Everything from the first line of the data below through the line that contains "const yTicks = [-0.4, -0.2, 0.0, 0.2, 0.4, 0.6];" should be written out exactly, please, and nothing more; the pictures stay out.

_ _ _ _ _

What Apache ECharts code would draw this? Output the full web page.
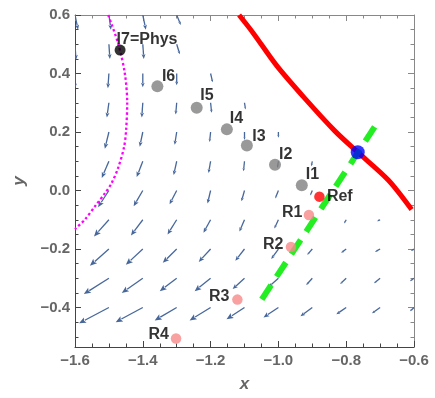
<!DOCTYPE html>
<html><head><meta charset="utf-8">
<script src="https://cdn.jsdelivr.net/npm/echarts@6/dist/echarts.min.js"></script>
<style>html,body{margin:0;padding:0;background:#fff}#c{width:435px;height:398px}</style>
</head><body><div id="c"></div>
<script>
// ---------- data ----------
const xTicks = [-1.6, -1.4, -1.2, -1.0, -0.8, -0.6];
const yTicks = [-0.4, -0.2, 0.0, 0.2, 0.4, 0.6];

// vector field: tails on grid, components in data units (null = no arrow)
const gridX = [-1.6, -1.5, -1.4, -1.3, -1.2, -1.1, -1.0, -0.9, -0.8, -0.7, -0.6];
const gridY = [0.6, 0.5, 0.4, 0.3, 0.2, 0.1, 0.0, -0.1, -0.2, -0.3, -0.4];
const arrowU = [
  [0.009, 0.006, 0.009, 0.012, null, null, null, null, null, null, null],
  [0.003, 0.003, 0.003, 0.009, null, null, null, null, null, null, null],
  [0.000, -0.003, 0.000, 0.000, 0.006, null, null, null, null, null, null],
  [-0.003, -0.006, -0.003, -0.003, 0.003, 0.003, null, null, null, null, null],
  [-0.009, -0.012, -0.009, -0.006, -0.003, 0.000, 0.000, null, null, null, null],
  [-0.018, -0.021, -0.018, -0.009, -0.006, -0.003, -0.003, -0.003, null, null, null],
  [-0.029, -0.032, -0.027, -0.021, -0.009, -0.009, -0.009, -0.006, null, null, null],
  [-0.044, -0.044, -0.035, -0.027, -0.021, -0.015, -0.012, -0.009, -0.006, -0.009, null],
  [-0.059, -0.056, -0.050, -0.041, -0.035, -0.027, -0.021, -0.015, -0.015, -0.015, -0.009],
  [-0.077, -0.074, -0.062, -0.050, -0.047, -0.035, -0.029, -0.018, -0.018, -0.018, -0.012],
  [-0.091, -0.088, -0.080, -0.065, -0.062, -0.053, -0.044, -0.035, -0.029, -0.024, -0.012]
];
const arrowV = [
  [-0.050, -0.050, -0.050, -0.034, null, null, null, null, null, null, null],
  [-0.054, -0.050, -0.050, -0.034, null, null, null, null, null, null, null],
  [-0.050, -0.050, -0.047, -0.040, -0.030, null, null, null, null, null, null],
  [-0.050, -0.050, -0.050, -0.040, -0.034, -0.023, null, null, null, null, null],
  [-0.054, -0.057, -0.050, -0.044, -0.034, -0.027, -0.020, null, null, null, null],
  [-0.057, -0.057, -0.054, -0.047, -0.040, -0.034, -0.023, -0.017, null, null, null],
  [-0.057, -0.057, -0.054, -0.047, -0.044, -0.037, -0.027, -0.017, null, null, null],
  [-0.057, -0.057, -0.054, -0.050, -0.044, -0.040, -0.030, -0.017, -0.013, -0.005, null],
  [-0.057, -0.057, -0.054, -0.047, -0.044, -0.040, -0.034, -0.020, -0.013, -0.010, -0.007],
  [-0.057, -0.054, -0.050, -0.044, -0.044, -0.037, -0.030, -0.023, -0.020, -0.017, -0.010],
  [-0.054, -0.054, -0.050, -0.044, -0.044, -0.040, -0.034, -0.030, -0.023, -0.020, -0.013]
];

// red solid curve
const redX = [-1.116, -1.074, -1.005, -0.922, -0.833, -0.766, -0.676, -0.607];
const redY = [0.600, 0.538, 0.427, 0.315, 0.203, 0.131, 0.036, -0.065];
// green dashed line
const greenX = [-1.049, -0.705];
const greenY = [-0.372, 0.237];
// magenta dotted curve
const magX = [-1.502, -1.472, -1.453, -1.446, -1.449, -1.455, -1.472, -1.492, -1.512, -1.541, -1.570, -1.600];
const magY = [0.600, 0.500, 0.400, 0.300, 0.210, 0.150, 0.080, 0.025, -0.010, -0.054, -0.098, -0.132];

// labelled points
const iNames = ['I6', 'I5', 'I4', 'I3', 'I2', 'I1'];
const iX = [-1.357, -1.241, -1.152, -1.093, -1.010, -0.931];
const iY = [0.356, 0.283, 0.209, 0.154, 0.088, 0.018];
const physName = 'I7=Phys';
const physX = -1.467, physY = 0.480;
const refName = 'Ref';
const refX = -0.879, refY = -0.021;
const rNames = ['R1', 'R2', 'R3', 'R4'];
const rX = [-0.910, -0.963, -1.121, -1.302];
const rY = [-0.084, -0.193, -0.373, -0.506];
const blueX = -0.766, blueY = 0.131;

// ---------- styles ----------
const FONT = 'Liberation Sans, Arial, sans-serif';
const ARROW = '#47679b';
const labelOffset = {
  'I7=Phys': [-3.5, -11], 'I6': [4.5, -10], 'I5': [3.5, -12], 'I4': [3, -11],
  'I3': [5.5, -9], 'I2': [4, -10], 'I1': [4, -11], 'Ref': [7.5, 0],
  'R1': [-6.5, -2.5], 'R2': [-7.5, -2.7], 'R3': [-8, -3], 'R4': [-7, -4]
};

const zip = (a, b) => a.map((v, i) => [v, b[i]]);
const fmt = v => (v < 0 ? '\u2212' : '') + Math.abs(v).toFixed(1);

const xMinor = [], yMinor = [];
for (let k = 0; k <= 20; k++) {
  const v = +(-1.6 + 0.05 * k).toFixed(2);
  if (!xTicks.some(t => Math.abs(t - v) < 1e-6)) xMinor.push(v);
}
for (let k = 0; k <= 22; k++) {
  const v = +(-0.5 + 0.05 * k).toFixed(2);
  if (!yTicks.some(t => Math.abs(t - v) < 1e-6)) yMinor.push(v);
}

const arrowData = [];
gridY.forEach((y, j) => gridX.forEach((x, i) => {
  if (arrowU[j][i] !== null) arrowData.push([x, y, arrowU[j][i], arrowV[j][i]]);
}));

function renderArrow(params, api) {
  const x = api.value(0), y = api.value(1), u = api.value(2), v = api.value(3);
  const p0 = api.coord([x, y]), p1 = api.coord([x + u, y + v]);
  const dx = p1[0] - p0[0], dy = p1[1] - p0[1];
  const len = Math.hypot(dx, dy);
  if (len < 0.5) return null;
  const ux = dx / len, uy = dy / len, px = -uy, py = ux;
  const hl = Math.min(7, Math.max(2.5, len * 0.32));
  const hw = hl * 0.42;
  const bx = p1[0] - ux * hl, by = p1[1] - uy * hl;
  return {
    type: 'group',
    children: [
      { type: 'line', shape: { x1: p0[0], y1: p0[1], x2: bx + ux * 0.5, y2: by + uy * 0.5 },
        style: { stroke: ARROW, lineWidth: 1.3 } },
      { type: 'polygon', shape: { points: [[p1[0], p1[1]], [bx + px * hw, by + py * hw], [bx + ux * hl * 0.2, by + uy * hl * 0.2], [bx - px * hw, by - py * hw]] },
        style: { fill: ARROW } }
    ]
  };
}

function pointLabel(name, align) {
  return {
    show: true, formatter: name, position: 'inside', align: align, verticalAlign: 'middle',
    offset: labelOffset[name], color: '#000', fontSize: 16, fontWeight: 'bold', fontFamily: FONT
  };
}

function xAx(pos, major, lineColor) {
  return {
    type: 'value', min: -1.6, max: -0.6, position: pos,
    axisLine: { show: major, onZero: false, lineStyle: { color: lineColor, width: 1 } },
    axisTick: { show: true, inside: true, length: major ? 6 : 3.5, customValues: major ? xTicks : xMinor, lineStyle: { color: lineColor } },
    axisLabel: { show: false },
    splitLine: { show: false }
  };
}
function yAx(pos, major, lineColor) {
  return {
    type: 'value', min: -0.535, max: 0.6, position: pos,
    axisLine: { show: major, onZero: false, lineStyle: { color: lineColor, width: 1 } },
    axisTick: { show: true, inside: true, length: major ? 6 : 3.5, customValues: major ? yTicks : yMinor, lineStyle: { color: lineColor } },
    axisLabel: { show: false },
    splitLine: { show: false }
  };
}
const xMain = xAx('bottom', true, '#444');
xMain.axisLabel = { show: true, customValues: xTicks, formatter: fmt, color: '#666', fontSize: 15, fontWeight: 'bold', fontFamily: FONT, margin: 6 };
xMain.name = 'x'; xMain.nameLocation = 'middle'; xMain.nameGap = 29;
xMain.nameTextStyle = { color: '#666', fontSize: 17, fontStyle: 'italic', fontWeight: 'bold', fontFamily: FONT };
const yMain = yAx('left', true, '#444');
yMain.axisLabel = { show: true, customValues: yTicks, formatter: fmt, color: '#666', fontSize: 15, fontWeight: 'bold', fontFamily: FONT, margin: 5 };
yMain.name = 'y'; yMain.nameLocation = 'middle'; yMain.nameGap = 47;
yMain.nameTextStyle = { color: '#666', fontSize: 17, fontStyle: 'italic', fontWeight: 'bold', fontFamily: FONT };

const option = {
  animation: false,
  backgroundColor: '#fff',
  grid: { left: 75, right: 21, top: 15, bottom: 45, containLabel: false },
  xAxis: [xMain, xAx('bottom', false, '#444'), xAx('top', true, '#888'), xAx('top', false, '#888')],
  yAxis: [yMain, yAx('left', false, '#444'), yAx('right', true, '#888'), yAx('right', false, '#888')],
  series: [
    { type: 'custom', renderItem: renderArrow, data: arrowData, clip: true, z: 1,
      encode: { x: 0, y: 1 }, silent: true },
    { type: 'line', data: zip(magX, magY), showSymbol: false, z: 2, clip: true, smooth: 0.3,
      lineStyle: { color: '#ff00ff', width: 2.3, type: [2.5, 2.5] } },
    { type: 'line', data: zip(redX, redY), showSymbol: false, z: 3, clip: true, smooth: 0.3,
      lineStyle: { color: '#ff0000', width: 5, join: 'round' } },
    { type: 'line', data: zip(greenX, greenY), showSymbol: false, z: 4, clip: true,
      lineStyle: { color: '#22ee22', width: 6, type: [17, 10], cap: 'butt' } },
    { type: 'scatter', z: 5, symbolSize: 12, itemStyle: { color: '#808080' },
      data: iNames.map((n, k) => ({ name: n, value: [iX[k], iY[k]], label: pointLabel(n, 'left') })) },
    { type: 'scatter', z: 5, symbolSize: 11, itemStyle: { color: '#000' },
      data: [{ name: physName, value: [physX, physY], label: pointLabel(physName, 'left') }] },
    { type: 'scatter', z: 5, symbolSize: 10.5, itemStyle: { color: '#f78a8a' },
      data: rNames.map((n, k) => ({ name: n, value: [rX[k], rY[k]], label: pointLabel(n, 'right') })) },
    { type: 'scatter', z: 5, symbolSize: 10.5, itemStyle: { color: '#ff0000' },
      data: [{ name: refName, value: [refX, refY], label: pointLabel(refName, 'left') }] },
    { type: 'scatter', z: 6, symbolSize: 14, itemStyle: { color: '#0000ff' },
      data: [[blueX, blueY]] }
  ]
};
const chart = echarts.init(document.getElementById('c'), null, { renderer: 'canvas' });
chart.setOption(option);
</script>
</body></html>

_ _ _ _ _

- **RESPONSE TO THIS TASK**:
What Apache ECharts code would draw this? Output the full web page.
<!DOCTYPE html>
<html><head><meta charset="utf-8">
<script src="https://cdn.jsdelivr.net/npm/echarts@6/dist/echarts.min.js"></script>
<style>html,body{margin:0;padding:0;background:#fff}#c{width:435px;height:398px}</style>
</head><body><div id="c"></div>
<script>
// ---------- data ----------
const xTicks = [-1.6, -1.4, -1.2, -1.0, -0.8, -0.6];
const yTicks = [-0.4, -0.2, 0.0, 0.2, 0.4, 0.6];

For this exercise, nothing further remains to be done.